GOAL> Extract word for word the lines of the listing from its start to the line holding "core_groups = [[0, 1, 2, 3], [4, 5, 6, 7]]", both ends kept; pictures are not part of the copy.

[Figure scripts]
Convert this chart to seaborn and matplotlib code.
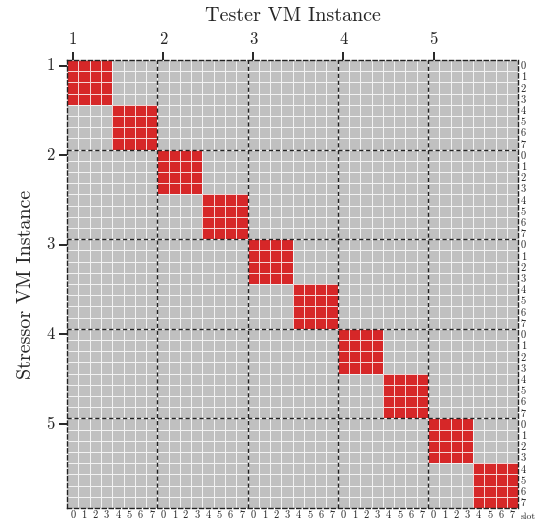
import matplotlib
matplotlib.use("Agg")
import matplotlib.pyplot as plt
import numpy as np
import seaborn as sns
from matplotlib.colors import ListedColormap

instances = ["1", "2", "3", "4", "5"]
slots = ["0", "1", "2", "3", "4", "5", "6", "7"]
# slots sharing a core group on the same VM instance interfere
core_groups = [[0, 1, 2, 3], [4, 5, 6, 7]]

n = len(instances) * len(slots)
matrix = np.zeros((n, n))
for i in range(len(instances)):
    for group in core_groups:
        idx = [i * len(slots) + s for s in group]
        matrix[np.ix_(idx, idx)] = 1

sns.set_theme(style="white")
plt.rcParams["font.family"] = ["cmr10", "DejaVu Serif"]
plt.rcParams["axes.formatter.use_mathtext"] = True

fig, ax = plt.subplots(figsize=(5.46, 5.21), dpi=100)
fig.subplots_adjust(left=0.123, right=0.949, top=0.885, bottom=0.025)

sns.heatmap(matrix, cmap=ListedColormap(["#c0c0c0", "#d62728"]), vmin=0, vmax=1,
            linewidths=0.6, linecolor=(1, 1, 1, 0.8), cbar=False, square=False, ax=ax)

for b in range(len(slots), n, len(slots)):
    ax.axhline(b, color="#222222", lw=1.0, ls=(0, (3, 2)))
    ax.axvline(b, color="#222222", lw=1.0, ls=(0, (3, 2)))
for sp in ax.spines.values():
    sp.set_visible(True)
    sp.set_linestyle((0, (3, 2)))
    sp.set_color("#222222")
    sp.set_linewidth(1.0)

major = [i * len(slots) + 0.5 for i in range(len(instances))]
minor = np.arange(n) + 0.5
slot_labels = slots * len(instances)

ax.set_xticks(major, instances)
ax.set_yticks(major, instances, rotation=0)
ax.set_xticks(minor, slot_labels, minor=True)
ax.set_yticks(minor, slot_labels, minor=True)
ax.xaxis.remove_overlapping_locs = False
ax.yaxis.remove_overlapping_locs = False

ax.tick_params(which="major", top=True, labeltop=True, bottom=False, labelbottom=False,
               left=True, labelleft=True, right=False, labelright=False,
               length=6, width=1.2, color="black", labelsize=12, pad=3)
ax.tick_params(which="minor", top=False, labeltop=False, bottom=False, labelbottom=True,
               left=False, labelleft=False, right=False, labelright=True,
               length=0, labelsize=7.5, pad=2)

ax.xaxis.set_label_position("top")
ax.set_xlabel("Tester VM Instance", fontsize=14.5, labelpad=8)
ax.set_ylabel("Stressor VM Instance", fontsize=14.5, labelpad=8)
ax.text(1.006, -0.01, "slot", transform=ax.transAxes, fontsize=7, va="top", ha="left")

fig.savefig("out.png", dpi=100)
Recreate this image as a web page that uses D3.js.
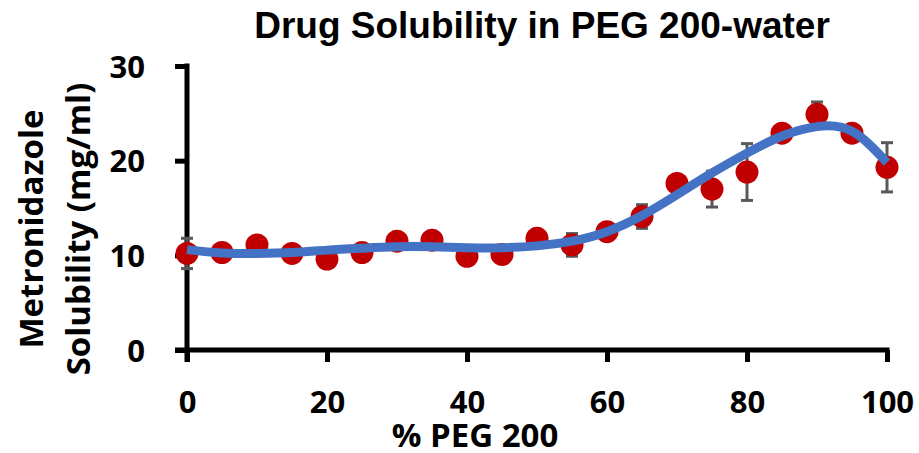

WRITTEN SOLUTION>
Convert this chart to seaborn and matplotlib code.
import matplotlib
matplotlib.use("Agg")
import matplotlib.pyplot as plt
import numpy as np
import seaborn as sns
from matplotlib.colors import ListedColormap

instances = ["1", "2", "3", "4", "5"]
slots = ["0", "1", "2", "3", "4", "5", "6", "7"]
# slots sharing a core group on the same VM instance interfere
core_groups = [[0, 1, 2, 3], [4, 5, 6, 7]]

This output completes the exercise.